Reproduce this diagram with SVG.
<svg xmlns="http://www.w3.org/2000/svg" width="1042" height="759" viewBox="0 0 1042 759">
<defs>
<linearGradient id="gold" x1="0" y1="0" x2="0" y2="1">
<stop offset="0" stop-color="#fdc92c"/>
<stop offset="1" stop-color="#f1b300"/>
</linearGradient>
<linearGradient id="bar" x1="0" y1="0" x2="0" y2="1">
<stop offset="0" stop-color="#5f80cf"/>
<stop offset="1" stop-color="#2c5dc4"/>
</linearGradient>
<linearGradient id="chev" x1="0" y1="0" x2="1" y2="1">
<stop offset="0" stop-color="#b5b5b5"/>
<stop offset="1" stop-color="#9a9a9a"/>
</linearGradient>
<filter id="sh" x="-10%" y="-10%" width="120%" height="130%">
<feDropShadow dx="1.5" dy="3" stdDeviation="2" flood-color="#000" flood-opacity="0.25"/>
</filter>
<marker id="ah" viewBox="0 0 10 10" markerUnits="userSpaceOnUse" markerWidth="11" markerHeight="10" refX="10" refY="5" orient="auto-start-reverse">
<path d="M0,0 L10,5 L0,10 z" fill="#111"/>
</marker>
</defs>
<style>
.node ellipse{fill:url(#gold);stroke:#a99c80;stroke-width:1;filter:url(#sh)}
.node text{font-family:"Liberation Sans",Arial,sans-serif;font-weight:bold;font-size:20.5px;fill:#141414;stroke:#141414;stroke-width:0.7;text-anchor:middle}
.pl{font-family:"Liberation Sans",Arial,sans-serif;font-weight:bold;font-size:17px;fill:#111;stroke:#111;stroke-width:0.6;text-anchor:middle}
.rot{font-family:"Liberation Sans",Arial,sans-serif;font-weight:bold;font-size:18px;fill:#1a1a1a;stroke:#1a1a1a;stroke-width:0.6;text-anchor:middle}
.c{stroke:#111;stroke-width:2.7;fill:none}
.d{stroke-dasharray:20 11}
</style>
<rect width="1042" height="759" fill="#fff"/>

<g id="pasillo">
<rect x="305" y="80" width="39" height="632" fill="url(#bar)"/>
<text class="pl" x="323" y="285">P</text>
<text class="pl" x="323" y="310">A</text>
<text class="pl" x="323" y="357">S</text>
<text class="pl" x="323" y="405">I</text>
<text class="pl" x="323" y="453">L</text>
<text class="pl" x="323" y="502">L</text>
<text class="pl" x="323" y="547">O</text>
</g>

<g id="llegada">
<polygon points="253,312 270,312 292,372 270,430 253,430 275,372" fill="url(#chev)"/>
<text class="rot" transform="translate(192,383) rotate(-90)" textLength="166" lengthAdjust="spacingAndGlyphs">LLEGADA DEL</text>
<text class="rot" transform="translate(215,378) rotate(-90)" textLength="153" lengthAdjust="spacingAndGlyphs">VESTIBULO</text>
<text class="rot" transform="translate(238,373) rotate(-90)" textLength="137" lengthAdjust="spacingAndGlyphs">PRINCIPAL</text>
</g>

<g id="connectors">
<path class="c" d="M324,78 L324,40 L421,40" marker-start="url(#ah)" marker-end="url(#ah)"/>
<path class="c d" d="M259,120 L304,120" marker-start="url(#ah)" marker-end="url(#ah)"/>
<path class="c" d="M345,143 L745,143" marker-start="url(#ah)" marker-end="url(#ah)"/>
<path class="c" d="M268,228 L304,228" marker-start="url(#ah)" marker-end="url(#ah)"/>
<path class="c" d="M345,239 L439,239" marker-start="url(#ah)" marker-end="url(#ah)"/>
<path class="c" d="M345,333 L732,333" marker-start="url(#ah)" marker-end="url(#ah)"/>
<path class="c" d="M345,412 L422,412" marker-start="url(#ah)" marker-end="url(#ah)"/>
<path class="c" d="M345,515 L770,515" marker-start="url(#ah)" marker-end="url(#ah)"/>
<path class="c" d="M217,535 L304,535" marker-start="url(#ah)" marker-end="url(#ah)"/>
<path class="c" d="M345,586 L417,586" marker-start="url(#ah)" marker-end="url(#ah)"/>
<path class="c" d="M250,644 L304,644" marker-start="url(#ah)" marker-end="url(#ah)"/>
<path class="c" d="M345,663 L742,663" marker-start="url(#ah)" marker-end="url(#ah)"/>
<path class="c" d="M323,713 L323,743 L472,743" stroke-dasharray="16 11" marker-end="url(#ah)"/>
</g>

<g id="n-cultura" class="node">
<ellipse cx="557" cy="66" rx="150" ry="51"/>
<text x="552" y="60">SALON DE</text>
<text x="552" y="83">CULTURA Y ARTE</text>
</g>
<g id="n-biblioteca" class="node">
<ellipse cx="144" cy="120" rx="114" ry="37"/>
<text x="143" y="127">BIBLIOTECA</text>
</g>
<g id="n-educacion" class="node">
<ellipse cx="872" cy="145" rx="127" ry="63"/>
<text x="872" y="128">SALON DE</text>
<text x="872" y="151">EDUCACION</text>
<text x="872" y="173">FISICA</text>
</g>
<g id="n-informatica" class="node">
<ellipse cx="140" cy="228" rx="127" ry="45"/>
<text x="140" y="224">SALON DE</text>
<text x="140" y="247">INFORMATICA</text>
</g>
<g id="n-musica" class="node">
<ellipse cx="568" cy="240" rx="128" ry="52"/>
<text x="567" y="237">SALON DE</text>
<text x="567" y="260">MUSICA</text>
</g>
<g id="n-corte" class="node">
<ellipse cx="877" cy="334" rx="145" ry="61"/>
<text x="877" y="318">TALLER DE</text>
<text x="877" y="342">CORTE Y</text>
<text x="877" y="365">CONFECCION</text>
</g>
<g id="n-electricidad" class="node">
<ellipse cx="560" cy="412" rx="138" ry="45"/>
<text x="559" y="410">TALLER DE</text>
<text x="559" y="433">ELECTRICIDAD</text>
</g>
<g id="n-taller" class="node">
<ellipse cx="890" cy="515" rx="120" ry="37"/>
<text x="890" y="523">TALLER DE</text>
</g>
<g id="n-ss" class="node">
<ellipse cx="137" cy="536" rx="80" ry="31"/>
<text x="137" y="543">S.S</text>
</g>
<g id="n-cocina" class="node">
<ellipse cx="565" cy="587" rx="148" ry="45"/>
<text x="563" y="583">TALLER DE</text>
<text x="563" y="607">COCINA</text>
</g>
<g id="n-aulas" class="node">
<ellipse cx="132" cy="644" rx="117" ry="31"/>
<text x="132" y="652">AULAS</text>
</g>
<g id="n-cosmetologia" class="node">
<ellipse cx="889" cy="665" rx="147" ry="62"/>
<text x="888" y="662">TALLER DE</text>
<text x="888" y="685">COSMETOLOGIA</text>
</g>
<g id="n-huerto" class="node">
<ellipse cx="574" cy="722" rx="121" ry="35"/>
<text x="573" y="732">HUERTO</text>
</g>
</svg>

SET TASK:
The data above must be returned in full, exactly as written.

WRITTEN SOLUTION:
Reproduce this diagram with SVG.
<svg xmlns="http://www.w3.org/2000/svg" width="1042" height="759" viewBox="0 0 1042 759">
<defs>
<linearGradient id="gold" x1="0" y1="0" x2="0" y2="1">
<stop offset="0" stop-color="#fdc92c"/>
<stop offset="1" stop-color="#f1b300"/>
</linearGradient>
<linearGradient id="bar" x1="0" y1="0" x2="0" y2="1">
<stop offset="0" stop-color="#5f80cf"/>
<stop offset="1" stop-color="#2c5dc4"/>
</linearGradient>
<linearGradient id="chev" x1="0" y1="0" x2="1" y2="1">
<stop offset="0" stop-color="#b5b5b5"/>
<stop offset="1" stop-color="#9a9a9a"/>
</linearGradient>
<filter id="sh" x="-10%" y="-10%" width="120%" height="130%">
<feDropShadow dx="1.5" dy="3" stdDeviation="2" flood-color="#000" flood-opacity="0.25"/>
</filter>
<marker id="ah" viewBox="0 0 10 10" markerUnits="userSpaceOnUse" markerWidth="11" markerHeight="10" refX="10" refY="5" orient="auto-start-reverse">
<path d="M0,0 L10,5 L0,10 z" fill="#111"/>
</marker>
</defs>
<style>
.node ellipse{fill:url(#gold);stroke:#a99c80;stroke-width:1;filter:url(#sh)}
.node text{font-family:"Liberation Sans",Arial,sans-serif;font-weight:bold;font-size:20.5px;fill:#141414;stroke:#141414;stroke-width:0.7;text-anchor:middle}
.pl{font-family:"Liberation Sans",Arial,sans-serif;font-weight:bold;font-size:17px;fill:#111;stroke:#111;stroke-width:0.6;text-anchor:middle}
.rot{font-family:"Liberation Sans",Arial,sans-serif;font-weight:bold;font-size:18px;fill:#1a1a1a;stroke:#1a1a1a;stroke-width:0.6;text-anchor:middle}
.c{stroke:#111;stroke-width:2.7;fill:none}
.d{stroke-dasharray:20 11}
</style>
<rect width="1042" height="759" fill="#fff"/>

<g id="pasillo">
<rect x="305" y="80" width="39" height="632" fill="url(#bar)"/>
<text class="pl" x="323" y="285">P</text>
<text class="pl" x="323" y="310">A</text>
<text class="pl" x="323" y="357">S</text>
<text class="pl" x="323" y="405">I</text>
<text class="pl" x="323" y="453">L</text>
<text class="pl" x="323" y="502">L</text>
<text class="pl" x="323" y="547">O</text>
</g>

<g id="llegada">
<polygon points="253,312 270,312 292,372 270,430 253,430 275,372" fill="url(#chev)"/>
<text class="rot" transform="translate(192,383) rotate(-90)" textLength="166" lengthAdjust="spacingAndGlyphs">LLEGADA DEL</text>
<text class="rot" transform="translate(215,378) rotate(-90)" textLength="153" lengthAdjust="spacingAndGlyphs">VESTIBULO</text>
<text class="rot" transform="translate(238,373) rotate(-90)" textLength="137" lengthAdjust="spacingAndGlyphs">PRINCIPAL</text>
</g>

<g id="connectors">
<path class="c" d="M324,78 L324,40 L421,40" marker-start="url(#ah)" marker-end="url(#ah)"/>
<path class="c d" d="M259,120 L304,120" marker-start="url(#ah)" marker-end="url(#ah)"/>
<path class="c" d="M345,143 L745,143" marker-start="url(#ah)" marker-end="url(#ah)"/>
<path class="c" d="M268,228 L304,228" marker-start="url(#ah)" marker-end="url(#ah)"/>
<path class="c" d="M345,239 L439,239" marker-start="url(#ah)" marker-end="url(#ah)"/>
<path class="c" d="M345,333 L732,333" marker-start="url(#ah)" marker-end="url(#ah)"/>
<path class="c" d="M345,412 L422,412" marker-start="url(#ah)" marker-end="url(#ah)"/>
<path class="c" d="M345,515 L770,515" marker-start="url(#ah)" marker-end="url(#ah)"/>
<path class="c" d="M217,535 L304,535" marker-start="url(#ah)" marker-end="url(#ah)"/>
<path class="c" d="M345,586 L417,586" marker-start="url(#ah)" marker-end="url(#ah)"/>
<path class="c" d="M250,644 L304,644" marker-start="url(#ah)" marker-end="url(#ah)"/>
<path class="c" d="M345,663 L742,663" marker-start="url(#ah)" marker-end="url(#ah)"/>
<path class="c" d="M323,713 L323,743 L472,743" stroke-dasharray="16 11" marker-end="url(#ah)"/>
</g>

<g id="n-cultura" class="node">
<ellipse cx="557" cy="66" rx="150" ry="51"/>
<text x="552" y="60">SALON DE</text>
<text x="552" y="83">CULTURA Y ARTE</text>
</g>
<g id="n-biblioteca" class="node">
<ellipse cx="144" cy="120" rx="114" ry="37"/>
<text x="143" y="127">BIBLIOTECA</text>
</g>
<g id="n-educacion" class="node">
<ellipse cx="872" cy="145" rx="127" ry="63"/>
<text x="872" y="128">SALON DE</text>
<text x="872" y="151">EDUCACION</text>
<text x="872" y="173">FISICA</text>
</g>
<g id="n-informatica" class="node">
<ellipse cx="140" cy="228" rx="127" ry="45"/>
<text x="140" y="224">SALON DE</text>
<text x="140" y="247">INFORMATICA</text>
</g>
<g id="n-musica" class="node">
<ellipse cx="568" cy="240" rx="128" ry="52"/>
<text x="567" y="237">SALON DE</text>
<text x="567" y="260">MUSICA</text>
</g>
<g id="n-corte" class="node">
<ellipse cx="877" cy="334" rx="145" ry="61"/>
<text x="877" y="318">TALLER DE</text>
<text x="877" y="342">CORTE Y</text>
<text x="877" y="365">CONFECCION</text>
</g>
<g id="n-electricidad" class="node">
<ellipse cx="560" cy="412" rx="138" ry="45"/>
<text x="559" y="410">TALLER DE</text>
<text x="559" y="433">ELECTRICIDAD</text>
</g>
<g id="n-taller" class="node">
<ellipse cx="890" cy="515" rx="120" ry="37"/>
<text x="890" y="523">TALLER DE</text>
</g>
<g id="n-ss" class="node">
<ellipse cx="137" cy="536" rx="80" ry="31"/>
<text x="137" y="543">S.S</text>
</g>
<g id="n-cocina" class="node">
<ellipse cx="565" cy="587" rx="148" ry="45"/>
<text x="563" y="583">TALLER DE</text>
<text x="563" y="607">COCINA</text>
</g>
<g id="n-aulas" class="node">
<ellipse cx="132" cy="644" rx="117" ry="31"/>
<text x="132" y="652">AULAS</text>
</g>
<g id="n-cosmetologia" class="node">
<ellipse cx="889" cy="665" rx="147" ry="62"/>
<text x="888" y="662">TALLER DE</text>
<text x="888" y="685">COSMETOLOGIA</text>
</g>
<g id="n-huerto" class="node">
<ellipse cx="574" cy="722" rx="121" ry="35"/>
<text x="573" y="732">HUERTO</text>
</g>
</svg>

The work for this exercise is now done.